At Sochi on June 9, 1996, more progress was made toward the division of the fleet when Presidents Yeltsin and Kuchma signed a statement declaring that Sevastopol would be home to "the bulk of the Black Sea Fleet." The document said that "the Russian BSF is entitled to the use of the Black Sea facilities in the city of Sevastopol and other points of stationing and disposition of the ships, air force, coastal troops, and objects of operational, combat, technical and logistic support in Crimea."

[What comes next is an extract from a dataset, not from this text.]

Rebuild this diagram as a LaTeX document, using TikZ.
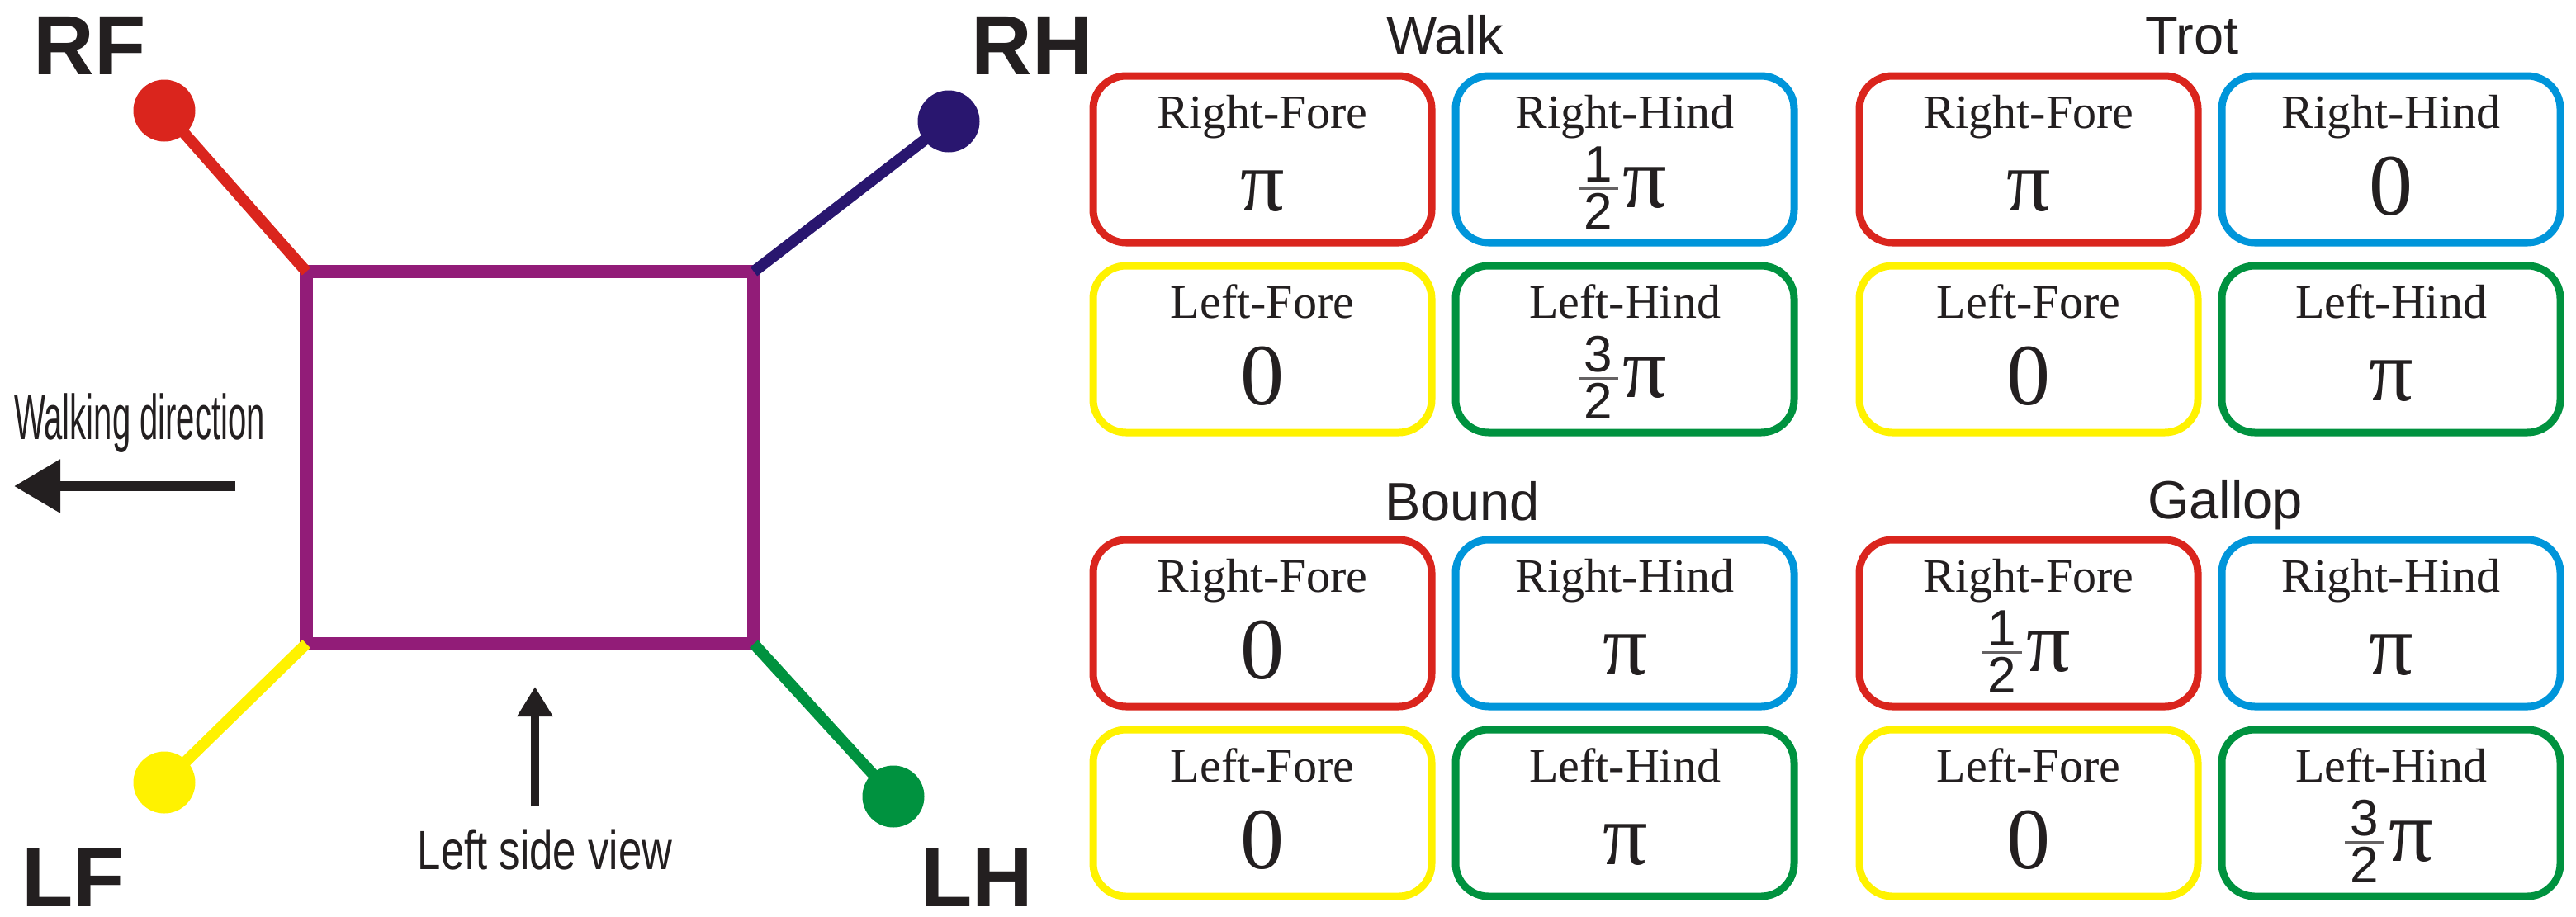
\documentclass[tikz,border=0pt]{standalone}
\usepackage{fontspec}
\setmainfont{Liberation Serif}
\newfontfamily\sansf{Liberation Sans}
\newfontfamily\narrowa[FakeStretch=0.52]{Liberation Sans}
\newfontfamily\narrowb[FakeStretch=0.76]{Liberation Sans}
\usetikzlibrary{arrows.meta}
\definecolor{ink}{HTML}{231F20}
\definecolor{legred}{HTML}{DA251D}
\definecolor{legnavy}{HTML}{29166F}
\definecolor{bodypurple}{HTML}{921C78}
\definecolor{legyellow}{HTML}{FFF200}
\definecolor{leggreen}{HTML}{00923F}
\definecolor{boxblue}{HTML}{0095DA}
\tikzset{
  gbox/.style={rectangle, rounded corners=20pt, line width=4.5pt, minimum width=205pt, minimum height=101pt, inner sep=0pt, outer sep=0pt},
  lbl/.style={anchor=base, inner sep=0pt, text=ink, font=\fontsize{29pt}{30pt}\selectfont},
  val/.style={anchor=base, inner sep=0pt, text=ink, font=\fontsize{53pt}{54pt}\selectfont},
  fdig/.style={anchor=base, inner sep=0pt, text=ink, font=\sansf\fontsize{31pt}{32pt}\selectfont},
  fbar/.style={draw=ink!70, line width=1.5pt},
  gtitle/.style={anchor=base, inner sep=0pt, text=ink, font=\sansf\fontsize{32.5pt}{34pt}\selectfont},
  biglbl/.style={anchor=base west, inner sep=0pt, text=ink, font=\sansf\bfseries\fontsize{51pt}{52pt}\selectfont},
  footdot/.style={circle, inner sep=0pt, outer sep=0pt, minimum size=37.5pt},
  leg/.style={line width=6.8pt},
  body/.style={rectangle, draw=bodypurple, line width=8pt, minimum width=271pt, minimum height=225.5pt, inner sep=0pt, outer sep=0pt},
}
\newcommand\gaitbox[5]{%
  \node[gbox, draw=#4] (#1) at (#2,#3+101) {};
  \node[lbl] (#1-lbl) at (#2,#3+63) {#5};}
\newcommand\valpi[3]{\node[val] (#1-val) at (#2,#3+163) {π};}
\newcommand\valzero[3]{\node[val] (#1-val) at (#2,#3+168) {0};}
\newcommand\valfrac[4]{%
  \node[fdig] (#1-num) at (#2-32,#3+128) {#4};
  \node[fdig] (#1-den) at (#2-32,#3+185) {2};
  \draw[fbar] (#2-56,#3+136) -- (#2-8,#3+136);
  \node[val] (#1-val) at (#2+24,#3+159) {π};}
\begin{document}
\begin{tikzpicture}[x=0.5pt, y=-0.5pt]
\fill[white] (0,0) rectangle (3120,1110);
\useasboundingbox (0,0) rectangle (3120,1110);

% body and legs
\node[body] (sq) at (642,554.5) {};
\node[footdot, fill=legred] (rf) at (199,134) {};
\node[footdot, fill=legnavy] (rh) at (1149,147) {};
\node[footdot, fill=legyellow] (lf) at (199,948) {};
\node[footdot, fill=leggreen] (lh) at (1082,965) {};
\draw[leg, legred] (rf.center) -- (sq.north west);
\draw[leg, legnavy] (rh.center) -- (sq.north east);
\draw[leg, legyellow] (lf.center) -- (sq.south west);
\draw[leg, leggreen] (lh.center) -- (sq.south east);

\node[biglbl] (rflbl) at (40,90) {RF};
\node[biglbl] (rhlbl) at (1176,90) {RH};
\node[biglbl] (lflbl) at (26,1098) {LF};
\node[biglbl] (lhlbl) at (1115,1098) {LH};

% walking direction
\node[anchor=base west, inner sep=0pt, text=ink, font=\narrowa\fontsize{38.5pt}{40pt}\selectfont] (wdlbl) at (17,532) {Walking direction};
\coordinate (wds) at (285,589);
\coordinate (wde) at (17,589);
\draw[ink, line width=6pt, -{Triangle[length=28pt,width=31pt]}] (wds) -- (wde);

% left side view
\node[anchor=base, inner sep=0pt, text=ink, font=\narrowb\fontsize{33.5pt}{35pt}\selectfont] (lsvlbl) at (660,1053) {Left side view};
\coordinate (lss) at (648,977);
\coordinate (lse) at (648,832);
\draw[ink, line width=5pt, -{Triangle[length=18pt,width=20.5pt]}] (lss) -- (lse);

% titles
\node[gtitle] (walk) at (1750,65) {Walk};
\node[gtitle] (trot) at (2655,65) {Trot};
\node[gtitle] (bound) at (1771,630) {Bound};
\node[gtitle] (gallop) at (2695,628) {Gallop};

% Walk
\gaitbox{wrf}{1529}{92}{legred}{Right-Fore}\valpi{wrf}{1529}{92}
\gaitbox{wrh}{1968}{92}{boxblue}{Right-Hind}\valfrac{wrh}{1968}{92}{1}
\gaitbox{wlf}{1529}{322}{legyellow}{Left-Fore}\valzero{wlf}{1529}{322}
\gaitbox{wlh}{1968}{322}{leggreen}{Left-Hind}\valfrac{wlh}{1968}{322}{3}
% Trot
\gaitbox{trf}{2457}{92}{legred}{Right-Fore}\valpi{trf}{2457}{92}
\gaitbox{trh}{2896}{92}{boxblue}{Right-Hind}\valzero{trh}{2896}{92}
\gaitbox{tlf}{2457}{322}{legyellow}{Left-Fore}\valzero{tlf}{2457}{322}
\gaitbox{tlh}{2896}{322}{leggreen}{Left-Hind}\valpi{tlh}{2896}{322}
% Bound
\gaitbox{brf}{1529}{654}{legred}{Right-Fore}\valzero{brf}{1529}{654}
\gaitbox{brh}{1968}{654}{boxblue}{Right-Hind}\valpi{brh}{1968}{654}
\gaitbox{blf}{1529}{884}{legyellow}{Left-Fore}\valzero{blf}{1529}{884}
\gaitbox{blh}{1968}{884}{leggreen}{Left-Hind}\valpi{blh}{1968}{884}
% Gallop
\gaitbox{grf}{2457}{654}{legred}{Right-Fore}\valfrac{grf}{2457}{654}{1}
\gaitbox{grh}{2896}{654}{boxblue}{Right-Hind}\valpi{grh}{2896}{654}
\gaitbox{glf}{2457}{884}{legyellow}{Left-Fore}\valzero{glf}{2457}{884}
\gaitbox{glh}{2896}{884}{leggreen}{Left-Hind}\valfrac{glh}{2896}{884}{3}
\end{tikzpicture}
\end{document}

In the last year negotiations had steadily proceeded between Ministers Durdynets and Serov, notwithstanding attempts to derail the process by politicians such as Moscow's Mayor Yurii Luzhkov, who traveled to Sevastopol during the winter to proclaim that "Sevastopol was and will be a Russian city." The efforts of Messrs. Durdynets and Serov finally led to the agreement reached with the signing at Mariinsky Palace.

The document set the stage for the first official state visit by Russian President Boris Yeltsin to Kyiv on May 30, at which time he and President Leonid Kuchma were expected to finally put their signatures to a comprehensive treaty on friendship and cooperation between Russia and Ukraine. "Today we prepared the essential foundation for the visit by President Yeltsin and for the final talks that will lead to the big treaty," said Mr. Chernomyrdin at Mariinsky Palace.

That may well be, but given the unstable and heated history of contemporary Ukraine-Russia relations and the many aborted planned visits by President Yeltsin to Kyiv in the past several years, it is best to keep in mind that oft-quoted American adage: "It's not over 'til the fat lady sings."